▶ _Work required_:
All lines in the data bearing the string "that" should be identified and copied.

▶ _Record list_:
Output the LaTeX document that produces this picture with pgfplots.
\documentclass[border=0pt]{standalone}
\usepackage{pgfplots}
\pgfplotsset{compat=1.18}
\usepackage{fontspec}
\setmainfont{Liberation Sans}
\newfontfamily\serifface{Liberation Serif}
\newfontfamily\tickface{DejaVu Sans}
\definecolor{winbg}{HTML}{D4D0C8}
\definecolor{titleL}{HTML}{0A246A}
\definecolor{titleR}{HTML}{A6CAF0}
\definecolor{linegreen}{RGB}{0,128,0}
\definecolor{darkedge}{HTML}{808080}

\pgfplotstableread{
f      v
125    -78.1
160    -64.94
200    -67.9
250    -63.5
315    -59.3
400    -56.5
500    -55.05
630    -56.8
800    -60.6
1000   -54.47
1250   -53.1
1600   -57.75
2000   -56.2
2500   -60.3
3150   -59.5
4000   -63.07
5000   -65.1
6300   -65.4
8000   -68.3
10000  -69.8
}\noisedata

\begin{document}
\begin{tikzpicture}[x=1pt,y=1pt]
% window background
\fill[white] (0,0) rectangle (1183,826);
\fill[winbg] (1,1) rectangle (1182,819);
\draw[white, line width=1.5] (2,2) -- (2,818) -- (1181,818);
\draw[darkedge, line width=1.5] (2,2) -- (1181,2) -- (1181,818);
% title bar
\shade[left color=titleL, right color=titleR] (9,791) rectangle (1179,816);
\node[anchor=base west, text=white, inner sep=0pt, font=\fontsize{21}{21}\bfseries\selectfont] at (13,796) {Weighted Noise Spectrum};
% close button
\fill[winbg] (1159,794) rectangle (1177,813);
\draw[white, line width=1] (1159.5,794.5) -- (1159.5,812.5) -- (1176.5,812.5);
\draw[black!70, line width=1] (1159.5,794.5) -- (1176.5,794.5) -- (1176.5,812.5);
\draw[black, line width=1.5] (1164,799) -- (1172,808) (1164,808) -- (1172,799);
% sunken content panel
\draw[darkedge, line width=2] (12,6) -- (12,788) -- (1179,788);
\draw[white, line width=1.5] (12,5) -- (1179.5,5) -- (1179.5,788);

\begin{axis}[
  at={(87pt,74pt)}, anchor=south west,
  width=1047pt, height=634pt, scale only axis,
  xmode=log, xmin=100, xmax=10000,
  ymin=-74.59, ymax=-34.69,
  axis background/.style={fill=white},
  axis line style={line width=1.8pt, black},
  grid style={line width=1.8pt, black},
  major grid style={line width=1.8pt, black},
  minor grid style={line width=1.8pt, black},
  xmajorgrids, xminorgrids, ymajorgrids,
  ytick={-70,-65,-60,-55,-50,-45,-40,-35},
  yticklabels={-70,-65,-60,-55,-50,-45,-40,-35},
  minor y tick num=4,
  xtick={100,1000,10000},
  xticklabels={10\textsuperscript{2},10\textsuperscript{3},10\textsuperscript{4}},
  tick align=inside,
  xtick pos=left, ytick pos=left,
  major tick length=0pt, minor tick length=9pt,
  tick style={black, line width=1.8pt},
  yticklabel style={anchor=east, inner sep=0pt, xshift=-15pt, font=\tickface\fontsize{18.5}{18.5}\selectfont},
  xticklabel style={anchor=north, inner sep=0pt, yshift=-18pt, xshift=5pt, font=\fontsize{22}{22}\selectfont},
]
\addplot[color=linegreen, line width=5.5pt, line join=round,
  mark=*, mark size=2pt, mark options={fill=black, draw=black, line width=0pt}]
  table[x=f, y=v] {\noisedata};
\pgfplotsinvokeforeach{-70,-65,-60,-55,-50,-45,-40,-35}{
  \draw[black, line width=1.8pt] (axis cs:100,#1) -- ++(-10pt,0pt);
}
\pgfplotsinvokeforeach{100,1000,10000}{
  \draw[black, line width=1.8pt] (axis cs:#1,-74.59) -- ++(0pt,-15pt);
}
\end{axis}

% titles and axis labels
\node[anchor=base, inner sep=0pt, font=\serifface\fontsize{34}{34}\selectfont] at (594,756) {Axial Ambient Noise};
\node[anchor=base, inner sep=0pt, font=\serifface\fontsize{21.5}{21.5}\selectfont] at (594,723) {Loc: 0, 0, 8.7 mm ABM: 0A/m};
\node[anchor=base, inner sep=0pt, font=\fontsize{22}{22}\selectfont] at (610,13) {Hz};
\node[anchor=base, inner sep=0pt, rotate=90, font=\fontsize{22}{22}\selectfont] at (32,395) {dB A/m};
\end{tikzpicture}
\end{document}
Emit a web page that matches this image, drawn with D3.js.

▶ _Exercise solution_:
Output the LaTeX document that produces this picture with pgfplots.
Emit a web page that matches this image, drawn with D3.js.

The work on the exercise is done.